Article paru dans l’édition du Monde du 26.08.06 :

On a oublié le temps où dans une France altruiste, un journaliste, Charles Floquet, apostrophait le tsar Nicolas II en visite à Paris (1896) par un « Vive la Pologne, Monsieur ! » provocateur. Aujourd’hui c’est un « Vive l’Italie » qui brûle les lèvres.

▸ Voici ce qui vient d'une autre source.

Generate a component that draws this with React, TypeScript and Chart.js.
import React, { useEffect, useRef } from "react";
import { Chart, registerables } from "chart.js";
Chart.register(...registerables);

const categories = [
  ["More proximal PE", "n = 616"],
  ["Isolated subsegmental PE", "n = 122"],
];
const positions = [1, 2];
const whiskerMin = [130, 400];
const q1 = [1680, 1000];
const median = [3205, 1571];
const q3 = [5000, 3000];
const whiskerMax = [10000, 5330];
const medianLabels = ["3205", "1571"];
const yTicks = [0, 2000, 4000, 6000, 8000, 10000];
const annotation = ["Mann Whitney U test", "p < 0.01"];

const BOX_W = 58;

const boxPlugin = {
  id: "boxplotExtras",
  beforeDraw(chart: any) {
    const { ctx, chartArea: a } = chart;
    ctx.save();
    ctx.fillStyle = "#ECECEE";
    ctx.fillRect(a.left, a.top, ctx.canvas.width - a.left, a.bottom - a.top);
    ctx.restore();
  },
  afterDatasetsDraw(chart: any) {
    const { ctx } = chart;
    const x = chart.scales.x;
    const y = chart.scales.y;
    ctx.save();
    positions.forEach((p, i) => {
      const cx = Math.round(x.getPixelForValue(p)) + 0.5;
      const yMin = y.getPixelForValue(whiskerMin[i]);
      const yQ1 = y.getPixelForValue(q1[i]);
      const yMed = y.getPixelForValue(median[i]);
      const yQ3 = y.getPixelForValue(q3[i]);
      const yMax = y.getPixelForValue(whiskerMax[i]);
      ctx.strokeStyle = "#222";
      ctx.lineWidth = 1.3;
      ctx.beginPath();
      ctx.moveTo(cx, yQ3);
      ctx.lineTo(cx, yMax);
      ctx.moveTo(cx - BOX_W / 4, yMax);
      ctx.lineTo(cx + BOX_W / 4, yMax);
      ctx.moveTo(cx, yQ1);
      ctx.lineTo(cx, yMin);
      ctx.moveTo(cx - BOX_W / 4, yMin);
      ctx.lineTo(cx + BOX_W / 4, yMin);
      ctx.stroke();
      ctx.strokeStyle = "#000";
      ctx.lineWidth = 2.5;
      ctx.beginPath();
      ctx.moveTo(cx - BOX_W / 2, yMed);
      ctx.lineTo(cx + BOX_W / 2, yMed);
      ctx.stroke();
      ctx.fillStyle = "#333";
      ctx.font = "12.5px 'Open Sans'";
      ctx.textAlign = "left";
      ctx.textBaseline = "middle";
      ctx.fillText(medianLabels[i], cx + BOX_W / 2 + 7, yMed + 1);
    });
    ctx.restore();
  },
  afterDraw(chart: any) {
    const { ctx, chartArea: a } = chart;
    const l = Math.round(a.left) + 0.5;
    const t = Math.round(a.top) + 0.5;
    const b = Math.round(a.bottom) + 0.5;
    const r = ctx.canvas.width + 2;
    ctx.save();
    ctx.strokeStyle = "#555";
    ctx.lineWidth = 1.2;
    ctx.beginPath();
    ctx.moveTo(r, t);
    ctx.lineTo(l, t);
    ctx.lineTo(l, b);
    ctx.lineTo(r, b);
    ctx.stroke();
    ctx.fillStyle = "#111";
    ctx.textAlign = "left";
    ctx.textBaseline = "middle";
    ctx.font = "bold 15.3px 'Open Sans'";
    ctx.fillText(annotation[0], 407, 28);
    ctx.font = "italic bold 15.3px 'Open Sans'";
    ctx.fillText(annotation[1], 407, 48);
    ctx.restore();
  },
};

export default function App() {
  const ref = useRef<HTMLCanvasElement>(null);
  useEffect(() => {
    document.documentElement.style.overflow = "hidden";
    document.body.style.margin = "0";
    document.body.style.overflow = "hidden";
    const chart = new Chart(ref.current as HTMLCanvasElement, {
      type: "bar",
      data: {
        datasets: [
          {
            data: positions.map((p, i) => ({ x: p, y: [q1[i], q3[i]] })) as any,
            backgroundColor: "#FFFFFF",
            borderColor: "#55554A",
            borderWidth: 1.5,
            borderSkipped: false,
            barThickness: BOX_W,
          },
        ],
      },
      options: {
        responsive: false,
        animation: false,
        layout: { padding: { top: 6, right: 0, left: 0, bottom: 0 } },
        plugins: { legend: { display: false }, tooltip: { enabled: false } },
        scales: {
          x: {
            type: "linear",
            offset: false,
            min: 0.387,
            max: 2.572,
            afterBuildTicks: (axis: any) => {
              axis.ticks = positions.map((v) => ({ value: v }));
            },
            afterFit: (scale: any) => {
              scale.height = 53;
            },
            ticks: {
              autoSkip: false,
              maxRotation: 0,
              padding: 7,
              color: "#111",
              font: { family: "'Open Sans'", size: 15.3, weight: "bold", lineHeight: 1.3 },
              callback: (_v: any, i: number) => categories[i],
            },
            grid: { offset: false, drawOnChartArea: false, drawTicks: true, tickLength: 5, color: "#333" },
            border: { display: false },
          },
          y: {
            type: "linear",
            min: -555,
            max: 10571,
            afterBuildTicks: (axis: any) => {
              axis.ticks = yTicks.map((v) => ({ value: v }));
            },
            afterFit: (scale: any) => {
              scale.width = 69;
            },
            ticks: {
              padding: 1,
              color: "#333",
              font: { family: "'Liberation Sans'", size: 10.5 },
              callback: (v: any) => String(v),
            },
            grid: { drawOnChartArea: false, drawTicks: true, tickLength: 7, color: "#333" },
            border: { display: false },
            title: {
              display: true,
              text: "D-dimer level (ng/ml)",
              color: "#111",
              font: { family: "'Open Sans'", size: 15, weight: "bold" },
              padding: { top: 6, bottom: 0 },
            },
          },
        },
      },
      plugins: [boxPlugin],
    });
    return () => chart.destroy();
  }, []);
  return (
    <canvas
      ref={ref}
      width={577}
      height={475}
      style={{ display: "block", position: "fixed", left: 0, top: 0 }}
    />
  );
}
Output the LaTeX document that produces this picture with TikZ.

Habitués à regarder au-delà des Alpes avec condescendance et mépris, comment admirerions-nous un président du conseil terne, peu éloquent, effacé, sincèrement modeste ? Comment pourrions-nous admettre que Romano Prodi incarne, avec son allure de petit-bourgeois de province, le courage politique ? Courage de rappeler que la bonne gouvernance commence par la réduction des déficits publics. Courage de se déclarer viscéralement européen au moment où l’Europe a mauvaise presse. Courage de régulariser d’innombrables sans-papiers quitte à braver les quolibets des nationalistes de tous acabits. Courage d’appliquer brutalement aux professions protégées – taxis, avocats, assureurs, pharmaciens… – les remèdes préconisés en France en 1958 par le rapport Rueff-Armand et jamais mis en pratique chez nous. Courage, de la part d’un gouvernement de gauche, de proclamer sa foi dans le libre jeu de la concurrence pour le plus grand bien des consommateurs. Courage enfin, sans prendre la pose d’une grande puissance, d’échapper au lobby des généraux, au syndrome de la guerre à zéro mort et de porter haut au Liban le drapeau de l’Europe que la France, après avoir fait des moulinets diplomatiques a, par pusillanimité ou inconséquence, laissé tomber !
La gauche française peut aller apprendre du côté de Rome le réalisme et le bon sens économiques ; la droite y découvrir les principes d’une politique d’immigration raisonnable ; et notre diplomatie se convaincre que l’absence de prétention et la capacité d’agir donnent au monde une meilleure image d’un pays que le verbe gratuit, la morgue inutile et à l’arrivée la faiblesse de caractère.

Alain Minc est président du conseil de surveillance du « Monde ».